Öte yandan Rusya da bir çok sefer uyarılarda bulundu. Tehlikenin kendi sınırlarına doğru geldiğini biliyor. Bu nedenle  İskender-E füzelerini Karadeniz kıyısında bulunan Krasnodar bölgesine yerleştirdi. İskender füzelerini Belarus’a da yerleştireceğini daha önceleri açıklamıştı. Tatbikatlar yaptılar. İki gün önce (21 Aralık 2012 de) yine bir füze tatbikatı daha yaptılar.  Rus basınının yazdığına göre, Rusya silahlı kuvvetleri, Astrahan bölgesindeki Kapustin Yar poligonunda güney sınırlarına yerleştirmeyi planladığı S-400 Triumf hava savunma füze sistemlerini denedi. “bir dizi S-400 Triumf füzesinin alçak irtifa, ses hızı ötesi ve balistik füze türünden üç değişik hedefi istisnasız vurduğu” ifade ediliyor.
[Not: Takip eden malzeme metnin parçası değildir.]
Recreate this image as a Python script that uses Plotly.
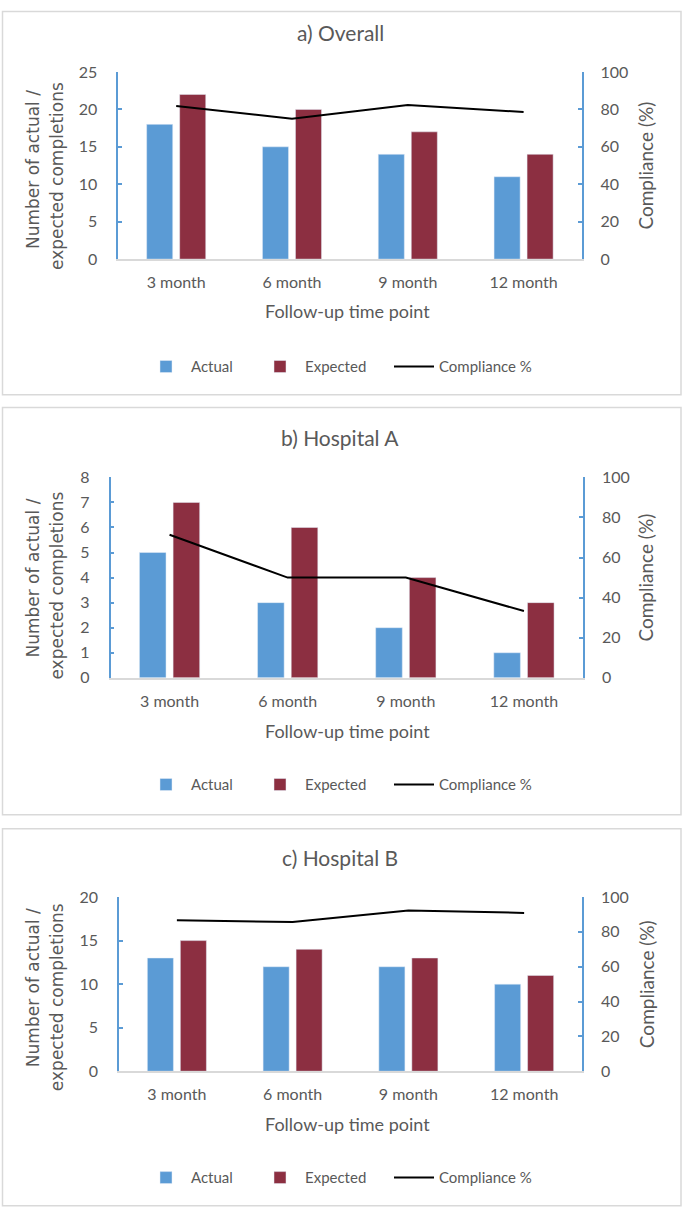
import plotly.graph_objects as go

# ---------------- data ----------------
categories = ["3 month", "6 month", "9 month", "12 month"]

overall_actual = [18, 15, 14, 11]
overall_expected = [22, 20, 17, 14]
overall_compliance = [81.8, 75.0, 82.4, 78.6]

hospA_actual = [5, 3, 2, 1]
hospA_expected = [7, 6, 4, 3]
hospA_compliance = [71.4, 50.0, 50.0, 33.3]

hospB_actual = [13, 12, 12, 10]
hospB_expected = [15, 14, 13, 11]
hospB_compliance = [86.7, 85.7, 92.3, 90.9]

series_names = ["Actual", "Expected", "Compliance %"]
panel_titles = ["a) Overall", "b) Hospital A", "c) Hospital B"]
left_max = [25, 8, 20]
left_dtick = [5, 1, 5]
right_ticks = [0, 20, 40, 60, 80, 100]

# ---------------- layout geometry (pixels of the target picture) ----------------
W, H = 685, 1209
V_OFF, V_SC = 9.0, 0.985   # vertical calibration of the rendered page


def fx(x):
    return x / W


def fy(y):
    return 1 - ((y - V_OFF) / V_SC) / H


BLUE = "#5B9BD5"
MAROON = "#8C2F41"
GREY = "#595959"
BORDER = "#D9D9D9"
CAL = "Lato, 'Open Sans', sans-serif"
VERD = "'DejaVu Sans', Verdana, sans-serif"

geom = [
    dict(l=118.3, r=581.5, t=71.0, b=258.3, title=33, xtitle=312, leg=366,
         bt=10.5, bb=394, off1=4.5, off2=10.5),
    dict(l=110.5, r=583.0, t=476.7, b=677.3, title=438.3, xtitle=731.7, leg=784.3,
         bt=406.7, bb=814.3, off1=1, off2=8),
    dict(l=119.0, r=582.0, t=896.7, b=1071.0, title=859, xtitle=1125, leg=1177.7,
         bt=828.3, bb=1205.5, off1=4, off2=13),
]
legend_text_x = [192, 306, 440]

series = [
    (overall_actual, overall_expected, overall_compliance),
    (hospA_actual, hospA_expected, hospA_compliance),
    (hospB_actual, hospB_expected, hospB_compliance),
]

fig = go.Figure()
layout = dict(
    width=W, height=H,
    margin=dict(l=0, r=0, t=0, b=0),
    paper_bgcolor="white", plot_bgcolor="white",
    barmode="group", bargap=0.43, bargroupgap=0.21,
    font=dict(family=CAL, size=15, color=GREY),
    annotations=[], shapes=[],
    showlegend=True,
)

legend_idx = 1
for i, (g, (act, exp, comp)) in enumerate(zip(geom, series)):
    xa = "x" if i == 0 else f"x{i+1}"
    ya = "y" if i == 0 else f"y{2*i+1}"
    yb = f"y{2*i+2}"
    xkey = "xaxis" if i == 0 else f"xaxis{i+1}"
    ykey = "yaxis" if i == 0 else f"yaxis{2*i+1}"
    ykey2 = f"yaxis{2*i+2}"

    legs = []
    for k in range(3):
        legend_idx += 1
        lname = f"legend{legend_idx}"
        legs.append(lname)
        layout[lname] = dict(
            orientation="h", x=fx(legend_text_x[k] - 51), y=fy(g["leg"]),
            xanchor="left", yanchor="middle",
            font=dict(family=CAL, size=15, color=GREY), bgcolor="rgba(0,0,0,0)",
            itemwidth=40,
        )

    fig.add_trace(go.Bar(x=categories, y=act, name=series_names[0], marker_color=BLUE,
                         xaxis=xa, yaxis=ya, legend=legs[0], showlegend=True))
    fig.add_trace(go.Bar(x=categories, y=exp, name=series_names[1], marker_color=MAROON,
                         xaxis=xa, yaxis=ya, legend=legs[1], showlegend=True))
    fig.add_trace(go.Scatter(x=categories, y=comp, name=series_names[2], mode="lines",
                             line=dict(color="black", width=2),
                             xaxis=xa, yaxis=yb, legend=legs[2], showlegend=True))

    layout[xkey] = dict(
        domain=[fx(g["l"]), fx(g["r"])], anchor=ya,
        showline=True, linecolor=BORDER, linewidth=1.5,
        ticks="", showgrid=False, zeroline=False,
        tickfont=dict(family=CAL, size=16, color=GREY),
        ticklabelstandoff=8,
    )
    layout[ykey] = dict(
        domain=[fy(g["b"]), fy(g["t"])], anchor=xa,
        range=[0, left_max[i]], dtick=left_dtick[i], tick0=0,
        showline=True, linecolor=BLUE, linewidth=1.5,
        ticks="inside", ticklen=4, tickcolor=BLUE, tickwidth=1.5,
        showgrid=False, zeroline=False,
        tickfont=dict(family=CAL, size=16, color=GREY),
        ticklabelstandoff=16,
    )
    layout[ykey2] = dict(
        overlaying=ya, anchor=xa, side="right",
        range=[0, 100], tickvals=right_ticks,
        showline=True, linecolor=BLUE, linewidth=1.5,
        ticks="inside", ticklen=4, tickcolor=BLUE, tickwidth=1.5,
        showgrid=False, zeroline=False,
        tickfont=dict(family=CAL, size=16, color=GREY),
        ticklabelstandoff=14,
    )

    cy = (g["t"] + g["b"]) / 2
    layout["annotations"] += [
        dict(text=panel_titles[i], x=fx(340), y=fy(g["title"] - 1.5), xref="paper", yref="paper",
             showarrow=False, xanchor="center", yanchor="middle",
             font=dict(family=CAL, size=21, color=GREY)),
        dict(text="Follow-up time point", x=fx(348), y=fy(g["xtitle"] - 1.5), xref="paper", yref="paper",
             showarrow=False, xanchor="center", yanchor="middle",
             font=dict(family=CAL, size=18, color=GREY)),
        dict(text="Number of actual /", x=fx(33), y=fy(cy + g["off1"]), xref="paper", yref="paper",
             showarrow=False, xanchor="center", yanchor="middle", textangle=-90,
             font=dict(family=VERD, size=17, color=GREY)),
        dict(text="expected completions", x=fx(57), y=fy(cy + g["off2"]), xref="paper", yref="paper",
             showarrow=False, xanchor="center", yanchor="middle", textangle=-90,
             font=dict(family=VERD, size=17, color=GREY)),
        dict(text="Compliance (%)", x=fx(646), y=fy(cy), xref="paper", yref="paper",
             showarrow=False, xanchor="center", yanchor="middle", textangle=-90,
             font=dict(family=CAL, size=19, color=GREY)),
    ]
    layout["shapes"].append(
        dict(type="rect", xref="paper", yref="paper",
             x0=fx(2.5), x1=fx(681), y0=fy(g["bb"]), y1=fy(g["bt"]),
             line=dict(color=BORDER, width=1.5), fillcolor="rgba(0,0,0,0)", layer="below")
    )

fig.update_layout(**layout)

css_fix = (
    "var s=document.createElement('style');"
    "s.textContent='html,body{margin:0!important;padding:0!important;overflow:hidden;}';"
    "document.head.appendChild(s);"
)
fig.write_html("out.html", config={"displayModeBar": False}, post_script=css_fix)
Haberde, S-400 füzelerinin 21 Aralık’ta denenmiş olmasıyla ilgili bir espri de yapılarak, „Bu dünyanın sonu değil. Rusya sadece yeni silahlarını denedi“ deniliyordu. (http://www.hurriyet.com.tr/planet/22213914.asp)
Emperyalist sistemin ve uşaklarının aralarındaki çelişkileri keskinleşmektedir. Bu çelişkiler karşılıklı askeri hazırlıklar ve  tehditlere doğru tırmanıyor. Afrika’dan Kafkaslara ve Güney Asya’ya kadar emperyalist çelişkiler ve askeri hakimiyet ve tehditler keskinleşiyor. Türkiye’nin hakim sınıfları ve iktidarın başındaki AKP efendisi ABD ve batılı emperyalistlerin piyonu ve tetikçi rolüyle bu saldırganlık hazırlıklarından rol alıyor. Bölge halklarının ve Türkiye halkının başına çorap örmeye devam ediyor. Efendilerinin çıkarları için çeşitli milliyetlerdeki halkı uçuruma doğru sürüklüyor. Çeşitli milliyetlerdeki Türkiye halkının geriliğinde cesaret alarak ve zürriyetine güvenerek savaş çığırtkanlığı yapmaya devam ediyor.  Heveslerini kursaklarında bırakalım! Tepkimizi yükseltelim! İşçi ve emekçi halkların vereceği tek bir savaş var, o da “kendi” egemen sınıflarını yıkma savaşıdır! Silahlarını “kendi” egemen sınıflarına doğrultmaktır! Kahrolsun bölgesel ve emperyalist savaşlar! Kahrolsun bu haksız savaşlar!